Using the listing below, please print exactly the lines from the one with "Give me the" through the one with "4600, 5000, 6000, 7000];". Leave out every picture.

● Charts and diagrams as code
┄┄┄┄┄┄┄┄┄┄┄┄┄┄┄┄┄┄┄┄
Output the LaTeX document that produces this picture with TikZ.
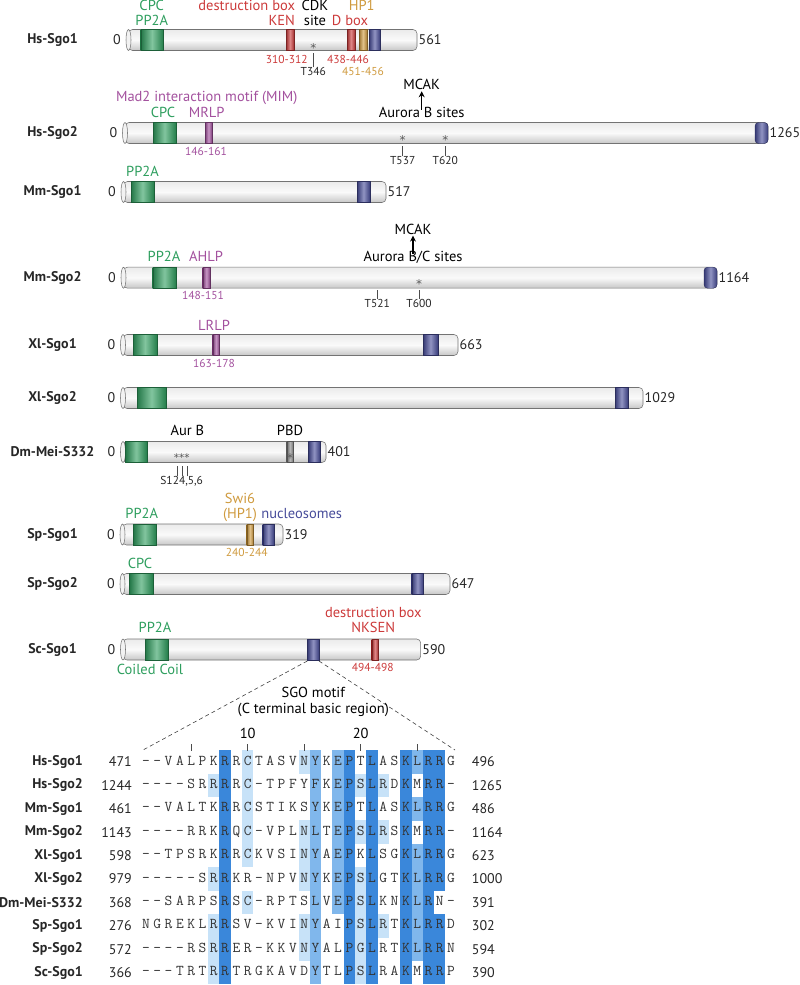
\documentclass[tikz,border=0pt]{standalone}
\usepackage{fontspec}
\setmainfont{PT Sans}
\newfontfamily\starfont{DejaVu Sans}
\usetikzlibrary{arrows.meta}
\definecolor{sgogreen}{HTML}{2E9E5E}
\definecolor{sgored}{HTML}{CC3A3A}
\definecolor{sgogold}{HTML}{CF9A3E}
\definecolor{sgopurple}{HTML}{A3519E}
\definecolor{sgonavy}{HTML}{474C9A}
\definecolor{sgogray}{HTML}{8A8A8A}
\definecolor{alndark}{HTML}{3A87DA}
\definecolor{alnmid}{HTML}{80B7EC}
\definecolor{alnlight}{HTML}{C7E2F8}
\tikzset{
  protname/.style={font=\fontsize{14}{16}\selectfont\bfseries,text=black!85,inner sep=0pt},
  protbar/.style={top color=black!8,bottom color=black!22,middle color=black!2,
    draw=black!55,line width=0.55pt,rounded corners=4pt},
  barcap/.style={fill=black!5,draw=black!55,line width=0.55pt},
  domainbox/.style={left color=#1!75!black,right color=#1!80!black,middle color=#1!60!white,
    draw=#1!60!black,line width=0.4pt},
  domlabel/.style={font=\fontsize{14.5}{16}\selectfont,text=#1,inner sep=0pt,
    text height=1.5ex,text depth=.25ex},
  domlabel/.default={black},
  poslabel/.style={font=\fontsize{11.5}{13}\selectfont,text=#1,inner sep=0pt,
    text height=1.5ex,text depth=.25ex},
  poslabel/.default={black!85},
  numlabel/.style={font=\fontsize{14}{16}\selectfont,text=black!85,inner sep=0pt},
  starmark/.style={font=\starfont\fontsize{12}{12}\selectfont,text=black!65,inner sep=0pt,anchor=base},
  tickline/.style={draw=black!70,line width=0.7pt},
  mcakarrow/.style={-{Stealth[length=6pt,width=6pt]},line width=1.3pt},
  zoomline/.style={draw=black!75,dash pattern=on 4pt off 3pt,line width=0.6pt},
  alnlabel/.style={font=\fontsize{14}{16}\selectfont\bfseries,text=black!85,anchor=east,inner sep=0pt},
  seqchar/.style={font=\fontsize{15}{16}\ttfamily,text=black!80,inner sep=0pt,
    text height=1.5ex,text depth=.25ex},
}
\newcommand\alncell[3]{\fill[#3] ({146+(#1-1)*11.3-5.65},{762+(#2-1)*23.4-11.8}) rectangle ++(11.3,23.6);}

\begin{document}
\begin{tikzpicture}[x=1pt,y=-1pt]
  \useasboundingbox (0,0) rectangle (800,985);
  % protein bars
  \foreach \lbl/\nm/\yy/\xs/\xe/\len in {
      Hs-Sgo1/hsA/40/126/417/561, Hs-Sgo2/hsB/133/122.5/768/1265,
      Mm-Sgo1/mmA/192/121/386/517, Mm-Sgo2/mmB/277.7/121/717/1164,
      Xl-Sgo1/xlA/345/120.5/458/663, Xl-Sgo2/xlB/398/120.5/643/1029,
      Dm-Mei-S332/dmA/452/120.5/326/401, Sp-Sgo1/spA/534.5/120/283/319,
      Sp-Sgo2/spB/584/120/450/647, Sc-Sgo1/scA/649.5/120.5/420.7/590}{
    \node[protname] (\nm) at (52.5,\yy) {\lbl};
    \shadedraw[protbar] ({\xs+2.5},{\yy-10.5}) rectangle (\xe,{\yy+10.5});
    \filldraw[barcap] ({\xs+2.5},\yy) ellipse [x radius=2.5pt,y radius=10.5pt];
    \node[numlabel,anchor=east] (\nm-0) at ({\xs-5},\yy) {0};
    \node[numlabel,anchor=west] (\nm-end) at ({\xe+1.5},\yy) {\len};
  }
  % domains
  \foreach \yy/\xa/\xb/\cl in {
      40/140.7/163.3/sgogreen, 40/286/294/sgored, 40/347/355/sgored,
      40/359/367/sgogold, 40/369/380/sgonavy,
      133/153/176/sgogreen, 133/205/212/sgopurple,
      192/131/154/sgogreen, 192/357/370/sgonavy,
      277.7/152.7/176/sgogreen, 277.7/202.7/210/sgopurple,
      345/133/157/sgogreen, 345/212.7/219.3/sgopurple, 345/423/438/sgonavy,
      398/137/166/sgogreen, 398/615/628/sgonavy,
      452/125.5/146.7/sgogreen, 452/286.7/293.3/sgogray, 452/308.3/320/sgonavy,
      534.5/133.3/156/sgogreen, 534.5/246.7/253.3/sgogold, 534.5/262.7/274/sgonavy,
      584/129.3/152.7/sgogreen, 584/411.7/423.3/sgonavy,
      649.5/145/167.7/sgogreen, 649.5/307.3/319/sgonavy, 649.5/371.7/378.3/sgored}{
    \shadedraw[domainbox=\cl] (\xa,{\yy-10.5}) rectangle (\xb,{\yy+10.5});
  }
  \shadedraw[domainbox=sgonavy,rounded corners=3.5pt] (755,122.5) rectangle (768,143.5);
  \shadedraw[domainbox=sgonavy,rounded corners=3.5pt] (704,267.2) rectangle (717,288.2);

  % Hs-Sgo1
  \node[domlabel=sgogreen] (hsAcpc) at (151.7,7.2) {CPC};
  \node[domlabel=sgogreen] (hsApp2a) at (151.7,22.2) {PP2A};
  \node[domlabel=sgored] (hsAdb) at (246.7,7.2) {destruction box};
  \node[domlabel=sgored] (hsAken) at (281.7,22.2) {KEN};
  \node[domlabel] (hsAcdk) at (315,7.2) {CDK};
  \node[domlabel] (hsAsite) at (315,22.2) {site};
  \node[domlabel=sgored] (hsAdbox) at (350,22.2) {D box};
  \node[domlabel=sgogold] (hsAhp1) at (361.7,7.2) {HP1};
  \node[poslabel=sgored] (hsAkenpos) at (286.7,60) {310-312};
  \node[poslabel=sgored] (hsAdboxpos) at (348,60) {438-446};
  \node[poslabel=sgogold] (hsAhp1pos) at (363,72) {451-456};
  \node[starmark] (hsAstar) at (313.3,52.6) {*};
  \node[poslabel] (t346) at (313.3,72) {T346};
  \draw[tickline] (t346.north) -- ++(0,-14);

  % Hs-Sgo2
  \node[domlabel=sgopurple] (hsBmim) at (206.7,98.5) {Mad2 interaction motif (MIM)};
  \node[domlabel=sgogreen] (hsBcpc) at (163,114.3) {CPC};
  \node[domlabel=sgopurple] (hsBmrlp) at (206.7,114.3) {MRLP};
  \node[poslabel=sgopurple] (hsBmrlppos) at (206,152) {146-161};
  \node[domlabel] (hsBaur) at (421.7,114.3) {Aurora B sites};
  \node[domlabel] (hsBmcak) at (421.7,86.7) {MCAK};
  \draw[mcakarrow] (hsBaur.north) -- (hsBmcak.south);
  \node[starmark] (hsBstarA) at (402.7,144) {*};
  \node[starmark] (hsBstarB) at (445.3,144) {*};
  \node[poslabel] (t537) at (402.7,161) {T537};
  \node[poslabel] (t620) at (445.3,161) {T620};
  \draw[tickline] (t537.north) -- ++(0,-10);
  \draw[tickline] (t620.north) -- ++(0,-10);

  % Mm-Sgo1
  \node[domlabel=sgogreen] (mmApp2a) at (142.5,173.3) {PP2A};

  % Mm-Sgo2
  \node[domlabel=sgogreen] (mmBpp2a) at (164,258.5) {PP2A};
  \node[domlabel=sgopurple] (mmBahlp) at (206,258.5) {AHLP};
  \node[poslabel=sgopurple] (mmBahlppos) at (203,296) {148-151};
  \node[domlabel] (mmBaur) at (413,258.5) {Aurora B/C sites};
  \node[domlabel] (mmBmcak) at (413,231) {MCAK};
  \draw[mcakarrow] (mmBaur.north) -- (mmBmcak.south);
  \node[starmark] (mmBstar) at (419,288.8) {*};
  \node[poslabel] (t521) at (377.3,304) {T521};
  \node[poslabel] (t600) at (419,304) {T600};
  \draw[tickline] (t521.north) -- ++(0,-9);
  \draw[tickline] (t600.north) -- ++(0,-9);

  % Xl-Sgo1
  \node[domlabel=sgopurple] (xlAlrlp) at (214,327.5) {LRLP};
  \node[poslabel=sgopurple] (xlAlrlppos) at (214,364) {163-178};

  % Dm-Mei-S332
  \node[domlabel] (dmAaur) at (187.3,432.7) {Aur B};
  \node[domlabel] (dmApbd) at (290,432.7) {PBD};
  \node[starmark,font=\starfont\fontsize{10.5}{11}\selectfont] (dmAstars) at (181.7,461.2) {***};
  \node[starmark] (dmApbdstar) at (290,462.5) {*};
  \node[poslabel] (s124) at (181.7,481) {S124,5,6};
  \foreach \dx in {-4.4,0.3,5.6}{
    \draw[tickline] ([xshift=\dx pt]s124.north) -- ++(0,-10);
  }

  % Sp-Sgo1
  \node[domlabel=sgogreen] (spApp2a) at (141.7,515) {PP2A};
  \node[domlabel=sgogold] (spAswi6) at (240,500) {Swi6};
  \node[domlabel=sgogold] (spAhp1) at (240,515) {(HP1)};
  \node[domlabel=sgonavy] (spAnuc) at (301.7,515) {nucleosomes};
  \node[poslabel=sgogold] (spAswi6pos) at (246.7,553) {240-244};

  % Sp-Sgo2
  \node[domlabel=sgogreen] (spBcpc) at (140,565) {CPC};

  % Sc-Sgo1
  \node[domlabel=sgogreen] (scApp2a) at (155,629.3) {PP2A};
  \node[domlabel=sgored] (scAdb) at (373.3,614) {destruction box};
  \node[domlabel=sgored] (scAnksen) at (373.3,629.3) {NKSEN};
  \node[domlabel=sgogreen] (scAcc) at (150,671.7) {Coiled Coil};
  \node[poslabel=sgored] (scAnksenpos) at (372.7,668) {494-498};
  \coordinate (scAsgoL) at (307.3,661);
  \coordinate (scAsgoR) at (319,661);
  \coordinate (alnL) at (143,750);
  \coordinate (alnR) at (455,750);
  \draw[zoomline] (scAsgoL) -- (alnL);
  \draw[zoomline] (scAsgoR) -- (alnR);
  \node[domlabel] (sgomotif) at (313.3,694) {SGO motif};
  \node[domlabel] (sgoregion) at (313.3,710.5) {(C terminal basic region)};

  % alignment shading
  \foreach \c in {8,19,21,24,26}{\foreach \r in {1,...,10}{\alncell{\c}{\r}{alndark}}}
  \foreach \r in {1,2,3,4,5,6,8,9,10}{\alncell{27}{\r}{alndark}}
  \foreach \r in {1,...,10}{\alncell{16}{\r}{alnmid}}
  \foreach \r in {2,4,6,7,8,9,10}{\alncell{20}{\r}{alnlight}}
  \foreach \r in {1,...,7}{\alncell{18}{\r}{alnmid}}
  \foreach \r in {1,3,5,6,7,8,9}{\alncell{25}{\r}{alnmid}}
  \foreach \r in {2,6,8,9,10}{\alncell{7}{\r}{alnlight}}
  \foreach \r in {1,2,3,4,5,7}{\alncell{10}{\r}{alnlight}}
  \foreach \r in {1,4,5,6,8,9}{\alncell{15}{\r}{alnlight}}
  \foreach \r in {2,4,8}{\alncell{22}{\r}{alnlight}}

  % ruler
  \node[domlabel] (pos10) at (247.7,735) {10};
  \node[domlabel] (pos20) at (360.7,735) {20};
  \foreach \c in {5,10,15,20,25}{
    \draw[tickline] ({146+(\c-1)*11.3},744) -- ++(0,7);
  }

  % alignment rows
  \foreach \lbl/\st/\en [count=\r] in {Hs-Sgo1/471/496, Hs-Sgo2/1244/1265,
      Mm-Sgo1/461/486, Mm-Sgo2/1143/1164, Xl-Sgo1/598/623, Xl-Sgo2/979/1000,
      Dm-Mei-S332/368/391, Sp-Sgo1/276/302, Sp-Sgo2/572/594, Sc-Sgo1/366/390}{
    \node[alnlabel] (aln\r) at (83,{762+(\r-1)*23.4}) {\lbl};
    \node[numlabel,anchor=east] (aln\r-st) at (132,{762+(\r-1)*23.4}) {\st};
    \node[numlabel,anchor=west] (aln\r-en) at (471.7,{762+(\r-1)*23.4}) {\en};
  }
  \foreach \ch [count=\c] in {-,-,V,A,L,P,K,R,R,C,T,A,S,V,N,Y,K,E,P,T,L,A,S,K,L,R,R,G}{
    \node[seqchar] (sa\c) at ({146+(\c-1)*11.3},762) {\ch};}
  \foreach \ch [count=\c] in {-,-,-,-,S,R,R,R,R,C,-,T,P,F,Y,F,K,E,P,S,L,R,D,K,M,R,R,-}{
    \node[seqchar] (sb\c) at ({146+(\c-1)*11.3},785.4) {\ch};}
  \foreach \ch [count=\c] in {-,-,V,A,L,T,K,R,R,C,S,T,I,K,S,Y,K,E,P,T,L,A,S,K,L,R,R,G}{
    \node[seqchar] (sc\c) at ({146+(\c-1)*11.3},808.8) {\ch};}
  \foreach \ch [count=\c] in {-,-,-,-,R,R,K,R,Q,C,-,V,P,L,N,L,T,E,P,S,L,R,S,K,M,R,R,-}{
    \node[seqchar] (sd\c) at ({146+(\c-1)*11.3},832.2) {\ch};}
  \foreach \ch [count=\c] in {-,-,T,P,S,R,K,R,R,C,K,V,S,I,N,Y,A,E,P,K,L,S,G,K,L,R,R,G}{
    \node[seqchar] (se\c) at ({146+(\c-1)*11.3},855.6) {\ch};}
  \foreach \ch [count=\c] in {-,-,-,-,-,S,R,R,K,R,-,N,P,V,N,Y,K,E,P,S,L,G,T,K,L,R,R,G}{
    \node[seqchar] (sf\c) at ({146+(\c-1)*11.3},879) {\ch};}
  \foreach \ch [count=\c] in {-,-,S,A,R,P,S,R,S,C,-,R,P,T,S,L,V,E,P,S,L,K,N,K,L,R,N,-}{
    \node[seqchar] (sg\c) at ({146+(\c-1)*11.3},902.4) {\ch};}
  \foreach \ch [count=\c] in {N,G,R,E,K,L,R,R,S,V,-,K,V,I,N,Y,A,I,P,S,L,R,T,K,L,R,R,D}{
    \node[seqchar] (sh\c) at ({146+(\c-1)*11.3},925.8) {\ch};}
  \foreach \ch [count=\c] in {-,-,-,-,R,S,R,R,E,R,-,K,K,V,N,Y,A,L,P,G,L,R,T,K,L,R,R,N}{
    \node[seqchar] (si\c) at ({146+(\c-1)*11.3},949.2) {\ch};}
  \foreach \ch [count=\c] in {-,-,-,T,R,T,R,R,T,R,G,K,A,V,D,Y,T,L,P,S,L,R,A,K,M,R,R,P}{
    \node[seqchar] (sj\c) at ({146+(\c-1)*11.3},972.6) {\ch};}
\end{tikzpicture}
\end{document}
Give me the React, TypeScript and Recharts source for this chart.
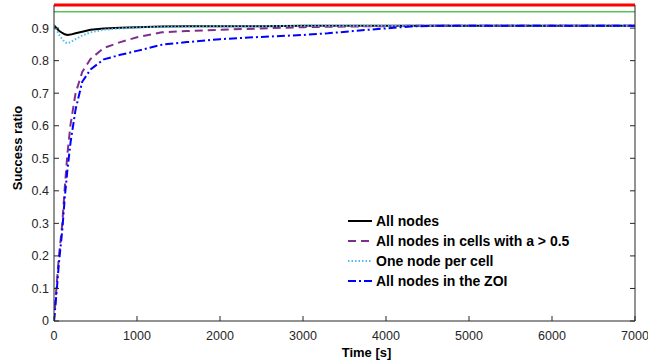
import { LineChart, Line, XAxis, YAxis, Legend, ReferenceLine } from 'recharts';

const times = [0, 30, 60, 100, 130, 160, 200, 260, 340, 440, 600, 800, 1000, 1300, 1600, 2000, 2500, 3000, 3300, 3600, 4000, 4300, 4600, 5000, 6000, 7000];

const allNodes = [0.909, 0.9, 0.892, 0.885, 0.881, 0.879, 0.88, 0.884, 0.889, 0.895, 0.899, 0.901, 0.903, 0.905, 0.906, 0.906, 0.906, 0.907, 0.907, 0.907, 0.907, 0.907, 0.907, 0.907, 0.907, 0.907];
const cellsAbove = [0, 0.105, 0.2, 0.3, 0.41, 0.51, 0.605, 0.7, 0.765, 0.805, 0.839, 0.857, 0.872, 0.887, 0.891, 0.895, 0.899, 0.903, 0.904, 0.905, 0.906, 0.907, 0.907, 0.907, 0.907, 0.907];
const oneNode = [0.909, 0.895, 0.88, 0.866, 0.857, 0.853, 0.857, 0.866, 0.877, 0.887, 0.895, 0.899, 0.902, 0.904, 0.905, 0.906, 0.906, 0.907, 0.907, 0.907, 0.907, 0.907, 0.907, 0.907, 0.907, 0.907];
const zoi = [0, 0.085, 0.18, 0.28, 0.38, 0.46, 0.55, 0.65, 0.735, 0.773, 0.804, 0.818, 0.83, 0.849, 0.857, 0.866, 0.873, 0.879, 0.884, 0.891, 0.899, 0.905, 0.907, 0.907, 0.907, 0.907];

const xTicks = [0, 1000, 2000, 3000, 4000, 5000, 6000, 7000];
const yTicks = [0, 0.1, 0.2, 0.3, 0.4, 0.5, 0.6, 0.7, 0.8, 0.9];
const X_MAX = 7000;
const Y_MAX = 0.971;

const series = [
  { key: 'all', name: 'All nodes', color: '#000000', dash: undefined },
  { key: 'cells', name: 'All nodes in cells with a > 0.5', color: '#7E2F8E', dash: '8 5' },
  { key: 'one', name: 'One node per cell', color: '#4DBEEE', dash: '1.5 2' },
  { key: 'zoi', name: 'All nodes in the ZOI', color: '#0000FF', dash: '8 3 2 3' },
];

const data = times.map((t, i) => ({
  t,
  all: allNodes[i],
  cells: cellsAbove[i],
  one: oneNode[i],
  zoi: zoi[i],
}));

const FONT = '"Liberation Sans", Arial, sans-serif';
const AXIS = '#262626';
const noLabel = () => '';

function LegendBox() {
  return (
    <div style={{ fontFamily: FONT, fontWeight: 'bold', fontSize: 14, color: '#000' }}>
      {series.map((s) => (
        <div key={s.key} style={{ display: 'flex', alignItems: 'center', height: 20 }}>
          <svg width={24} height={10} style={{ marginRight: 4 }}>
            <line x1={0} y1={5} x2={24} y2={5} stroke={s.color} strokeWidth={2} strokeDasharray={s.dash} />
          </svg>
          <span>{s.name}</span>
        </div>
      ))}
    </div>
  );
}

export default function App() {
  return (
    <div style={{ position: 'absolute', left: 0, top: 0, width: 648, height: 364, background: '#fff' }}>
      <LineChart width={648} height={364} data={data} margin={{ top: 5, right: 12, bottom: 0, left: 0 }}>
        <XAxis
          dataKey="t"
          type="number"
          domain={[0, X_MAX]}
          ticks={xTicks}
          interval={0}
          allowDataOverflow
          height={43}
          tickSize={-5}
          tickMargin={15}
          stroke={AXIS}
          tick={{ fill: AXIS, fontSize: 12.5, fontFamily: FONT }}
          label={{ value: 'Time [s]', position: 'center', dx: 22, dy: 10, fill: '#000', fontSize: 13, fontWeight: 'bold', fontFamily: FONT }}
        />
        <YAxis
          type="number"
          domain={[0, Y_MAX]}
          ticks={yTicks}
          interval={0}
          allowDataOverflow
          width={54}
          tickSize={-5}
          tickMargin={10}
          stroke={AXIS}
          tick={{ fill: AXIS, fontSize: 12.5, fontFamily: FONT }}
          label={{ value: 'Success ratio', position: 'center', angle: -90, dx: -10, dy: -15, fill: '#000', fontSize: 13, fontWeight: 'bold', fontFamily: FONT }}
        />
        <YAxis
          yAxisId="y2"
          orientation="right"
          type="number"
          domain={[0, Y_MAX]}
          ticks={yTicks}
          interval={0}
          allowDataOverflow
          width={1}
          tickSize={-5}
          tickFormatter={noLabel}
          stroke={AXIS}
        />
        <ReferenceLine y={Y_MAX} stroke="#ff0000" strokeWidth={3} ifOverflow="visible" />
        <ReferenceLine y={0.95} stroke="#00aa00" strokeWidth={1} ifOverflow="visible" />
        {series.map((s) => (
          <Line
            key={s.key}
            type="linear"
            dataKey={s.key}
            name={s.name}
            stroke={s.color}
            strokeWidth={2}
            strokeDasharray={s.dash}
            dot={false}
            activeDot={false}
            isAnimationActive={false}
          />
        ))}
        <Legend
          layout="vertical"
          align="center"
          verticalAlign="middle"
          content={<LegendBox />}
          wrapperStyle={{ left: 348, top: 211, width: 'auto', height: 'auto' }}
        />
      </LineChart>
    </div>
  );
}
┄┄┄┄┄┄┄┄┄┄┄┄┄┄┄┄┄┄┄┄
● Written solution
Give me the React, TypeScript and Recharts source for this chart.
import { LineChart, Line, XAxis, YAxis, Legend, ReferenceLine } from 'recharts';

const times = [0, 30, 60, 100, 130, 160, 200, 260, 340, 440, 600, 800, 1000, 1300, 1600, 2000, 2500, 3000, 3300, 3600, 4000, 4300, 4600, 5000, 6000, 7000];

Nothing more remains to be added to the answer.